What does a traffic ticket mean for your insurance costs?
It’s not unusual for a driver's auto insurance premiums to go up 20 percent after receiving a traffic ticket, Biller says. For someone who's paying $100 a month for auto insurance, that could mean an extra $20. Additional traffic tickets could cause further spikes.
For their part, auto insurance companies say the amount that a driver’s premiums increase because of a traffic ticket varies dramatically. “There are just way too many factors that go into the pricing of an individual policy,” says Raleigh Floyd, a spokesman for Allstate.
While it's true that traffic tickets can cause a driver’s premiums to go up, a traffic ticket issued in conjunction with an accident would cause much higher spikes in policy costs, Floyd says.
A driver who's considered higher risk may see his insurance costs go up even more compared with someone considered lower risk, State Farm spokesman Kip Diggs says.
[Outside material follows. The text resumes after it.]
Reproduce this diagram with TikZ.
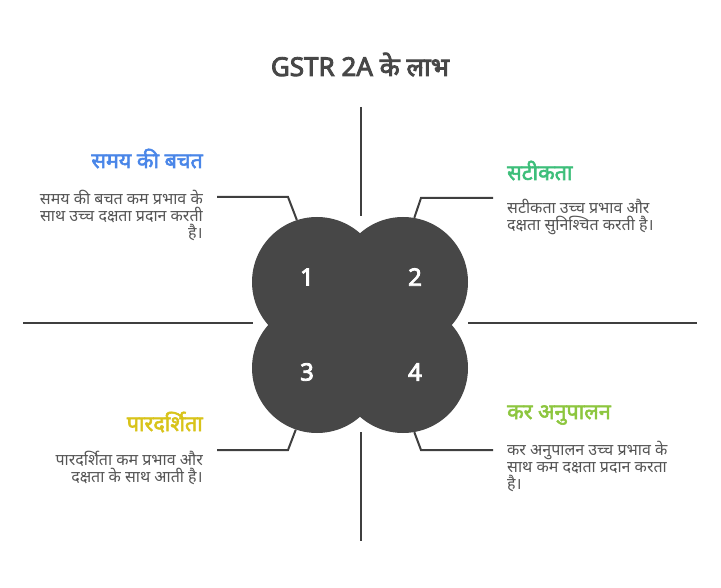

Younger drivers and those with a poor driving history are higher risk, as are motorists who drive in heavily populated areas. Older adults who drive less and have excellent driving records are considered lower risk by insurance companies.
What should you do if you’re pulled over?
Many motorists are certainly jittery when they’re stopped by an officer and, in turn, may say something wrong, Biller says. A driver who's been pulled over should remain calm and answer the officer’s questions succinctly.
Biller says one of the most popular questions an officer asks is: “Do you know how fast you were going?” The answer should always be: “Yes, I believe I was going the speed limit.”
In the end, no matter how calm a motorist is, he still could get slapped with a ticket.One of the biggest mistakes drivers make is accepting the ticket and not fighting it, Biller says. An estimated 95 percent of motorists don’t fight their tickets in court.
Here are five things to keep in mind about contesting a ticket:
- Once the police officer hands you a ticket, ask for his name and badge number and jot down his car's license plate number.
- Ask the officer what method was used to determine your speed, says Scott Hullinger, an attorney at Hullinger & Speredelozzi in San Diego. The two most common methods are radar and laser. If either technology wasn’t up to snuff, this can be a weapon in fighting the ticket.
- Use the officer’s license plate number to get the calibration records of the speedometer for the police car involved to ensure the radar gun used was accurate, Hullinger says.
- If you have your cell phone camera handy, take pictures of the scene. In some cases, speed limit signs and other traffic signs were knocked down or blocked by trees, says Wesley Browne, an attorney at the Browne Law Office in Richmond, Ky.
- If an officer doesn’t show up to court, the traffic ticket usually is dismissed, Browne says.
When should you hire an attorney to fight your ticket?
Attorneys concede that motorists can fight traffic tickets on their own, but lawyers emphasize that their insight into local politics can lead to dismissed tickets and reduced fines.
“I’ve never handled a ticket that I didn’t help in some way -- either getting the speed lowered or the ticket dismissed," says Browne, who handles about 50 to 55 traffic tickets each year in Kentucky. He charges about $200 for a simple traffic violation.
In San Diego, Hullinger charges $99 for a simple traffic violation and claims he's able to get about half of the contested tickets dismissed. In about 90 percent to 95 percent of Hullinger's cases, drivers receive a reduction in fines or driver's license points, he says.
Here are three reasons why you should consider hiring an attorney when you've received a ticket:
- You got a ticket out of state. Hiring an attorney means you won’t have to go back to that state for court appearances, Browne says.
- You’ve had multiple violations, and being stuck with another violation will further erode your driving history. An attorney can inform you of diversion programs you may not know about, Browne says. For example, in Madison County, Ky., where Browne practices, motorists who are accepted into the diversion program watch an online driver’s safety course. Once you've completed the program, your traffic ticket is dismissed. The cost of the program is $150.
- Police used photo technology to ticket you, such as a photo red light or a photo speed ticket. Several court causes have uncovered problems with these technologies, Hullinger says.